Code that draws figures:
◆ ◆ ◆ ◆

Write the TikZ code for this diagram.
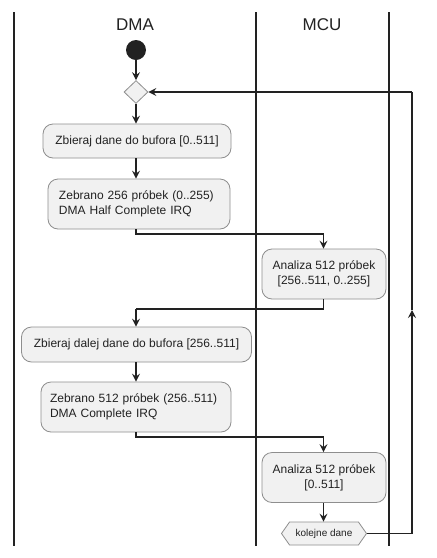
\documentclass[tikz,border=0pt]{standalone}
\usepackage{fontspec}
\setmainfont{Liberation Sans}
\usetikzlibrary{arrows.meta,shapes.geometric,shapes.symbols,calc}
\definecolor{boxfill}{HTML}{F1F1F1}
\definecolor{boxline}{HTML}{8E8E8E}
\definecolor{ink}{HTML}{222222}
\tikzset{
  lane/.style={draw=ink, line width=1.8pt},
  actbox/.style={draw=boxline, fill=boxfill, rounded corners=10pt, line width=0.8pt,
    font=\fontsize{12}{15}\selectfont, text=ink, inner sep=0pt},
  arr/.style={draw=ink, line width=1.1pt, -{Stealth[length=8pt,width=8pt,inset=3pt]}},
  flow/.style={draw=ink, line width=1.1pt},
  hdr/.style={font=\fontsize{17}{20}\selectfont, text=ink}
}
\begin{document}
\begin{tikzpicture}[x=1pt,y=-1pt]
\useasboundingbox[fill=white] (0,0) rectangle (437,558);
% swimlanes
\draw[lane] (14,12) -- (14,546);
\draw[lane] (256,12) -- (256,546);
\draw[lane] (389,12) -- (389,546);
\node[hdr] (hdma) at (135,25) {DMA};
\node[hdr] (hmcu) at (322,25) {MCU};
% start and merge
\node[circle, fill=ink, minimum size=20pt, inner sep=0pt] (start) at (136,50) {};
\node[diamond, draw=boxline, fill=boxfill, line width=0.8pt, minimum width=24pt, minimum height=23pt, inner sep=0pt, aspect=1] (merge) at (136,92) {};
% activities
\node[actbox, minimum width=188pt, minimum height=34pt] (b1) at (137,141) {Zbieraj dane do bufora [0..511]};
\node[actbox, minimum height=50pt, text width=160pt, inner xsep=11pt, align=left] (b2) at (139,204) {Zebrano 256 próbek (0..255)\\DMA Half Complete IRQ};
\node[actbox, minimum width=124pt, minimum height=50pt, align=center] (b3) at (324,274) {Analiza 512 próbek\\\relax[256..511, 0..255]};
\node[actbox, minimum width=230pt, minimum height=35pt] (b4) at (136.5,344.5) {Zbieraj dalej dane do bufora [256..511]};
\node[actbox, minimum height=50pt, text width=172pt, inner xsep=9pt, align=left] (b5) at (136,407) {Zebrano 512 próbek (256..511)\\DMA Complete IRQ};
\node[actbox, minimum width=124pt, minimum height=50pt, align=center] (b6) at (324,477.5) {Analiza 512 próbek\\\relax[0..511]};
\node[signal, signal to=west and east, signal pointer angle=110, draw=boxline, fill=boxfill, line width=0.8pt,
  minimum width=85pt, minimum height=23pt, inner sep=0pt, font=\fontsize{10}{12}\selectfont, text=ink] (hex) at (324,533.5) {kolejne dane};
% coordinates for routing
\coordinate (c1) at (136,234);
\coordinate (c2) at (323.5,234);
\coordinate (c3) at (323.5,309);
\coordinate (c4) at (136,309);
\coordinate (c5) at (136,437);
\coordinate (c6) at (323.5,437);
\coordinate (r1) at (412,533.5);
\coordinate (r2) at (412,92);
\coordinate (rm) at (412,310);
% connectors
\draw[arr] (start) -- (merge);
\draw[arr] (merge) -- (merge |- b1.north);
\draw[arr] (merge |- b1.south) -- (merge |- b2.north);
\draw[flow] (merge |- b2.south) -- (c1) -- (c2);
\draw[arr] (c2) -- (c2 |- b3.north);
\draw[flow] (c2 |- b3.south) -- (c3) -- (c4);
\draw[arr] (c4) -- (c4 |- b4.north);
\draw[arr] (c4 |- b4.south) -- (c4 |- b5.north);
\draw[flow] (c4 |- b5.south) -- (c5) -- (c6);
\draw[arr] (c6) -- (c6 |- b6.north);
\draw[arr] (c6 |- b6.south) -- (c6 |- hex.north);
\draw[flow] (hex.east) -- (r1);
\draw[arr] (r1) -- (rm);
\draw[flow] (rm) -- (r2);
\draw[arr] (r2) -- (merge.east);
\end{tikzpicture}
\end{document}
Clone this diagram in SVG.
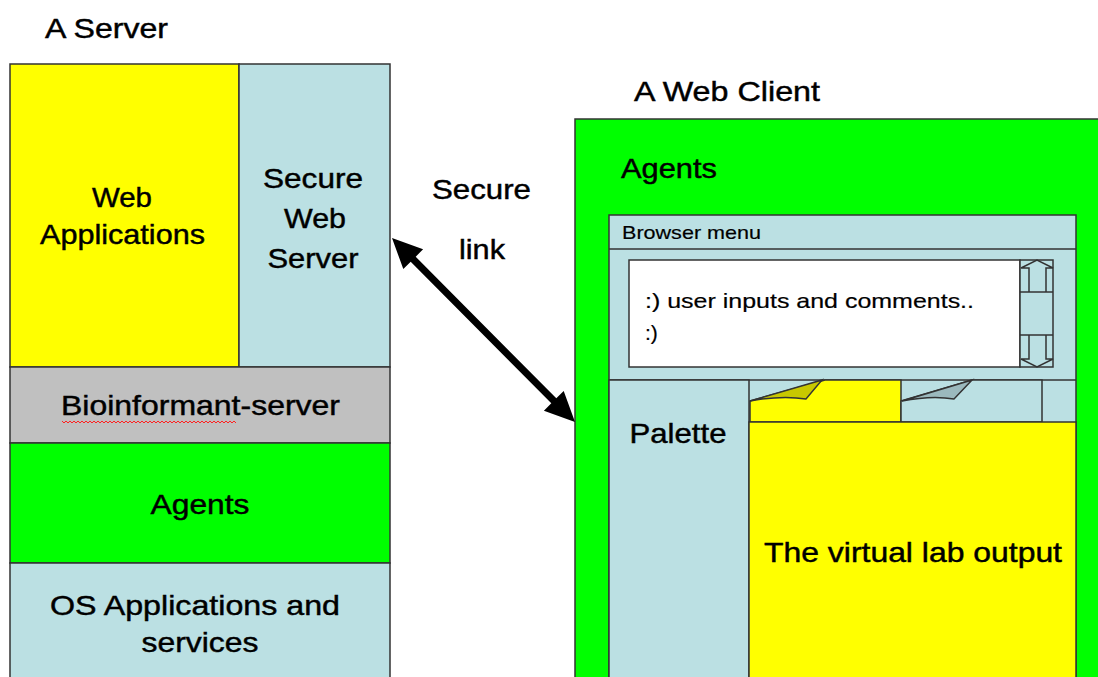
<svg xmlns="http://www.w3.org/2000/svg" width="1098" height="677" viewBox="0 0 1098 677">
  <defs>
    <style>
      .box { stroke: #333; stroke-width: 1.5; }
      .yellow { fill: #ffff00; }
      .blue { fill: #bbe0e3; }
      .gray { fill: #c0c0c0; }
      .green { fill: #00ff00; }
      .white { fill: #ffffff; }
      .line { stroke: #333; stroke-width: 1.5; fill: none; }
      text { font-family: "Liberation Sans", Arial, sans-serif; fill: #000; }
      .big { font-size: 28px; stroke: #000; stroke-width: 0.45px; }
      .small { font-size: 19px; stroke: #000; stroke-width: 0.2px; }
      .mid { font-size: 21px; stroke: #000; stroke-width: 0.2px; }
      .c { text-anchor: middle; }
    </style>
    <!-- spell-check style wavy underline -->
    <pattern id="squiggle" width="4" height="4" patternUnits="userSpaceOnUse">
      <path d="M0,3 L2,1 L4,3" stroke="#ff2020" stroke-width="1" fill="none"/>
    </pattern>
  </defs>

  <rect width="1098" height="677" fill="#ffffff"/>

  <!-- Server stack -->
  <g id="server">
    <text class="big" x="45" y="38" textLength="123" lengthAdjust="spacingAndGlyphs">A Server</text>
  </g>
  <g id="web-applications">
    <rect class="box yellow" x="10" y="64" width="229" height="303"/>
    <text class="big c" x="122" y="207" textLength="60" lengthAdjust="spacingAndGlyphs">Web</text>
    <text class="big c" x="122.5" y="244" textLength="165" lengthAdjust="spacingAndGlyphs">Applications</text>
  </g>
  <g id="secure-web-server">
    <rect class="box blue" x="239" y="64" width="151" height="303"/>
    <text class="big c" x="313" y="188" textLength="100" lengthAdjust="spacingAndGlyphs">Secure</text>
    <text class="big c" x="315" y="228" textLength="62" lengthAdjust="spacingAndGlyphs">Web</text>
    <text class="big c" x="313" y="268" textLength="91" lengthAdjust="spacingAndGlyphs">Server</text>
  </g>
  <g id="bioinformant-server">
    <rect class="box gray" x="10" y="367" width="380" height="76"/>
    <text class="big c" x="200.5" y="415" textLength="279" lengthAdjust="spacingAndGlyphs">Bioinformant-server</text>
    <rect x="62" y="420" width="174" height="4" fill="url(#squiggle)"/>
  </g>
  <g id="server-agents">
    <rect class="box green" x="10" y="443" width="380" height="120"/>
    <text class="big c" x="200" y="514" textLength="99" lengthAdjust="spacingAndGlyphs">Agents</text>
  </g>
  <g id="os-applications">
    <rect class="box blue" x="10" y="563" width="380" height="130"/>
    <text class="big c" x="195" y="615" textLength="290" lengthAdjust="spacingAndGlyphs">OS Applications and</text>
    <text class="big c" x="200" y="652" textLength="117" lengthAdjust="spacingAndGlyphs">services</text>
  </g>

  <!-- Secure link label -->
  <g id="secure-link">
    <text class="big c" x="481.5" y="199" textLength="99" lengthAdjust="spacingAndGlyphs">Secure</text>
    <text class="big c" x="482" y="259" textLength="46" lengthAdjust="spacingAndGlyphs">link</text>
  </g>

  <!-- Web client -->
  <g id="web-client">
    <text class="big" x="634" y="101" textLength="186" lengthAdjust="spacingAndGlyphs">A Web Client</text>
    <rect class="box green" x="575" y="119" width="540" height="580"/>
    <text class="big" x="621" y="178" textLength="96" lengthAdjust="spacingAndGlyphs">Agents</text>
  </g>

  <g id="browser">
    <rect class="box blue" x="609" y="215" width="467" height="480"/>
    <line class="line" x1="609" y1="249" x2="1076" y2="249"/>
    <text class="small" x="622" y="239" textLength="139" lengthAdjust="spacingAndGlyphs">Browser menu</text>
    <line class="line" x1="609" y1="380" x2="1076" y2="380"/>
  </g>

  <g id="comment-box">
    <rect class="box white" x="629" y="260" width="391" height="107"/>
    <text class="mid" x="645" y="308" textLength="329" lengthAdjust="spacingAndGlyphs">:) user inputs and comments..</text>
    <text class="mid" x="645" y="340">:)</text>
  </g>

  <g id="scrollbar">
    <rect class="box blue" x="1020" y="260" width="33" height="107"/>
    <line class="line" x1="1020" y1="292" x2="1053" y2="292"/>
    <line class="line" x1="1020" y1="335" x2="1053" y2="335"/>
    <path class="line" d="M1029,292 V268 L1021,268 L1037,260 L1053,268 L1046,268 V292"/>
    <path class="line" d="M1029,335 V359 L1021,359 L1037,367 L1053,359 L1046,359 V335"/>
  </g>

  <g id="palette">
    <rect class="box blue" x="609" y="380" width="140" height="315"/>
    <text class="big c" x="678" y="443" textLength="97" lengthAdjust="spacingAndGlyphs">Palette</text>
  </g>

  <g id="tabs">
    <path class="box yellow" d="M750,401 L825,380 L901,380 L901,422 L750,422 Z"/>
    <path class="box" fill="#c8c800" d="M750,401 L822,380 L806,399 Q782,395 750,401 Z"/>
    <path class="box blue" d="M901,401 L972,380 L1042,380 L1042,422 L901,422 Z"/>
    <path class="box" fill="#9bb9bd" d="M902,401 L972,380 L954,399 Q932,395 902,401 Z"/>
  </g>

  <g id="virtual-lab-output">
    <rect class="box yellow" x="749" y="422" width="327" height="273"/>
    <text class="big c" x="913" y="562" textLength="298" lengthAdjust="spacingAndGlyphs">The virtual lab output</text>
  </g>

  <!-- Connectors -->
  <g id="connectors">
    <polygon fill="#000" points="392,238 423.1,249.3 415.7,256.7 556.3,398.3 563.7,390.9 575,422 543.9,410.7 551.3,403.3 410.7,261.7 403.3,269.1"/>
  </g>
</svg>
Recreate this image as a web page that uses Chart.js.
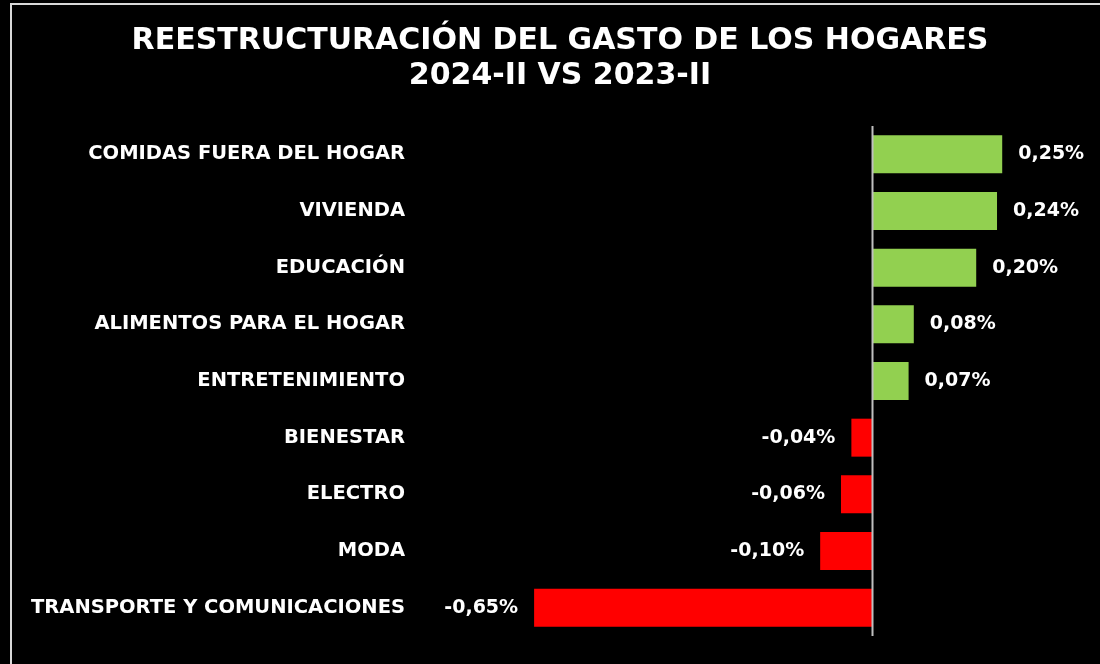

◆ ◆ ◆ ◆

Short task ▸ Reply with one number only, the count of lines above that hold the string "this".

Exercise solution ▸ 3